A high schooler in Wales is pursued by the spirit of her dead identical twin in Isabel Coixet’s ludicrous bid for the teen-girl crowd, “Another Me.” Stunningly unsuccessful on all levels, this gothic dud wants to play on the real and metaphoric anxieties of post-adolescents discovering who they are, but the ham-fisted script is incapable of a multilayered approach, while the helming and editing are at the level of mediocre TV. The only explanation for why Rome programmed this in competition would be Coixet’s name, yet “Another Me” reflects poorly on both director and fest. Pic will do better in ancillary than in theatrical.

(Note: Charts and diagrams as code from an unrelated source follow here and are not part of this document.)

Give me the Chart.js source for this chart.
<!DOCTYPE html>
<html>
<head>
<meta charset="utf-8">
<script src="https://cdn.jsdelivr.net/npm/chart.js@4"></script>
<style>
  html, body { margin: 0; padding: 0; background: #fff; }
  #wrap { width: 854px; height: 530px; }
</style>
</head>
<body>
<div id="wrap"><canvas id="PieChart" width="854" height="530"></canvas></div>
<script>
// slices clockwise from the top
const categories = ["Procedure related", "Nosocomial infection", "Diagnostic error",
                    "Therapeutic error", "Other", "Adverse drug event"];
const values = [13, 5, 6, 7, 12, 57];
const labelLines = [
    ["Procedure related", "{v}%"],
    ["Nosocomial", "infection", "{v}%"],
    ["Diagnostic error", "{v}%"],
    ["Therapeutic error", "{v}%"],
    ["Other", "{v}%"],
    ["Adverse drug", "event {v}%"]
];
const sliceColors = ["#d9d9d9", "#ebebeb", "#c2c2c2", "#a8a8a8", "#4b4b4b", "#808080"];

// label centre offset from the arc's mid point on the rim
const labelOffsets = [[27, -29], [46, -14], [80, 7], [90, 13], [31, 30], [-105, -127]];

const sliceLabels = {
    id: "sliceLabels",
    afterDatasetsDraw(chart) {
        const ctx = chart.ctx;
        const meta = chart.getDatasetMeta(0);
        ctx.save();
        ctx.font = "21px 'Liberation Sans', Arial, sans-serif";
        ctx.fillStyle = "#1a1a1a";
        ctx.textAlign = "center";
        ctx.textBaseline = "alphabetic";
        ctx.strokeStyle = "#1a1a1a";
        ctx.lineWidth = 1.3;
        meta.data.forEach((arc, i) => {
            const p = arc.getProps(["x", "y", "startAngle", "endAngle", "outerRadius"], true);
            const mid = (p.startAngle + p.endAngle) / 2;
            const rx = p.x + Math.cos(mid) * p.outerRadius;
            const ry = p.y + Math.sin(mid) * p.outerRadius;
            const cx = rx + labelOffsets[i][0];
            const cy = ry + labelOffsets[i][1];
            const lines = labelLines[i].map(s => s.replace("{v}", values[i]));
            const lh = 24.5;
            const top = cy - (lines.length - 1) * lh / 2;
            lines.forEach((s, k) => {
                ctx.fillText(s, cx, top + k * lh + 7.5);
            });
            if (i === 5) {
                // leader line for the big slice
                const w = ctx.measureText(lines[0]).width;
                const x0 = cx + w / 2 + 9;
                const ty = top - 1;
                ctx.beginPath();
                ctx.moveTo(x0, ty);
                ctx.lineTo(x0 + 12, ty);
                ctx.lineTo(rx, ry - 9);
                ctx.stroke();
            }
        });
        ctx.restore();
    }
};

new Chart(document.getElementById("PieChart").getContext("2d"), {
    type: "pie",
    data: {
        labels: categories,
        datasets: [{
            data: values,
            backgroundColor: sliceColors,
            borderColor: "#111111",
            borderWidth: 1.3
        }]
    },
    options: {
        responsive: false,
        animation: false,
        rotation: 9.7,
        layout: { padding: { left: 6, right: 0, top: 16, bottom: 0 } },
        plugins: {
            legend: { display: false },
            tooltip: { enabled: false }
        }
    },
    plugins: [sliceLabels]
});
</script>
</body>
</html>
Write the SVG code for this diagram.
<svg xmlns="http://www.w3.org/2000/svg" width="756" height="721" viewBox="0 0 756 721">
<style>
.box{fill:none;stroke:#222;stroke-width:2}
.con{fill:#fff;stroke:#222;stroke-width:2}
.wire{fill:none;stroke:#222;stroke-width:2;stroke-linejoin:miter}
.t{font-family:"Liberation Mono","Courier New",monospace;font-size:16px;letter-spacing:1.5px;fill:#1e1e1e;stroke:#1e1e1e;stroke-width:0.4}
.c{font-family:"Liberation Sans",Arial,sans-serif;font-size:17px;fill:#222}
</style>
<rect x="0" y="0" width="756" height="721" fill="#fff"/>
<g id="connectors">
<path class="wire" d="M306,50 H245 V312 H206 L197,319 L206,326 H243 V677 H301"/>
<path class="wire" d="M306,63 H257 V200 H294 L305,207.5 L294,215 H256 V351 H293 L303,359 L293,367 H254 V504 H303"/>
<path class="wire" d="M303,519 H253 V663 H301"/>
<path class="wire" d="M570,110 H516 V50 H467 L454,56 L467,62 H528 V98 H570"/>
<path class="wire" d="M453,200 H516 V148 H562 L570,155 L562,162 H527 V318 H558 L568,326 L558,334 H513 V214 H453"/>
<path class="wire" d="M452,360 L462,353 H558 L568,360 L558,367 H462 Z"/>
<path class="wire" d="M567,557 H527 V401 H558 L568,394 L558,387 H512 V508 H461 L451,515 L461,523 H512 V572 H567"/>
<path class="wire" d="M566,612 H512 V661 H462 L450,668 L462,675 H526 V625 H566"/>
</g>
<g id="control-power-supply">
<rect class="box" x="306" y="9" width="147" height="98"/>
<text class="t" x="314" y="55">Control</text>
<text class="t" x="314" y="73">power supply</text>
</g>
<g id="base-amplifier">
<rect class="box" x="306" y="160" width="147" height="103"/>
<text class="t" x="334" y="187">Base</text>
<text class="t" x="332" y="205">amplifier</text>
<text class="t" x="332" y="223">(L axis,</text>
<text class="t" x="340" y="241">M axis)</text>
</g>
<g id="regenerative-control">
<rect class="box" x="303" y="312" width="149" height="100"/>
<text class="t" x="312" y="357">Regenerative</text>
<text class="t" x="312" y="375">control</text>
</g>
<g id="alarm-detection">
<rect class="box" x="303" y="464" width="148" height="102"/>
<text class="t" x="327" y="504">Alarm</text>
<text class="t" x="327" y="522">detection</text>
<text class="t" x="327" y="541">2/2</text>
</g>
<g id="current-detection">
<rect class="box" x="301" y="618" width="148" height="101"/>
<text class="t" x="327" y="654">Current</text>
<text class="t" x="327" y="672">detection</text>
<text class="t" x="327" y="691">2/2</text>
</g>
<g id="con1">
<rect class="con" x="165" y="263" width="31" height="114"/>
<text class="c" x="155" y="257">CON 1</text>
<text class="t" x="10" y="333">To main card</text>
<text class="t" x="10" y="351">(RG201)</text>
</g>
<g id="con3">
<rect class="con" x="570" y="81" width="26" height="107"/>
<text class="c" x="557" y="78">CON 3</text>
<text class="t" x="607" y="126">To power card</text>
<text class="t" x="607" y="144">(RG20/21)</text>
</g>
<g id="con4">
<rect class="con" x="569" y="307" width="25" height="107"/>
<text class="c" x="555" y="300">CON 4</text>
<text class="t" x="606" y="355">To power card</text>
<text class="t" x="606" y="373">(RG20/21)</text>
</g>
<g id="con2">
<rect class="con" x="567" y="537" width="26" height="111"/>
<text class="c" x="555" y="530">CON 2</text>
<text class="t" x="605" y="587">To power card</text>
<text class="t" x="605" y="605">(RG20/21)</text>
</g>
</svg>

Sophie Turner’s fans from “Game of Thrones” may have their curiosity piqued, though her over-enunciated delivery in the opening voiceover, not to mention the unwise move of casting her character as Lady Macbeth in a school production, is unlikely to win her new admirers. She plays Fay, reeling from the news that her beloved father (Rhys Ifans) has multiple sclerosis. The idyll of her youth is over, replaced by life in a Cardiff housing project, but given that Brits read class as quickly as skin color, no one from the U.K. will believe that Fay and her mother (Claire Forlani) would wind up there, no matter how far they’ve come down in the world.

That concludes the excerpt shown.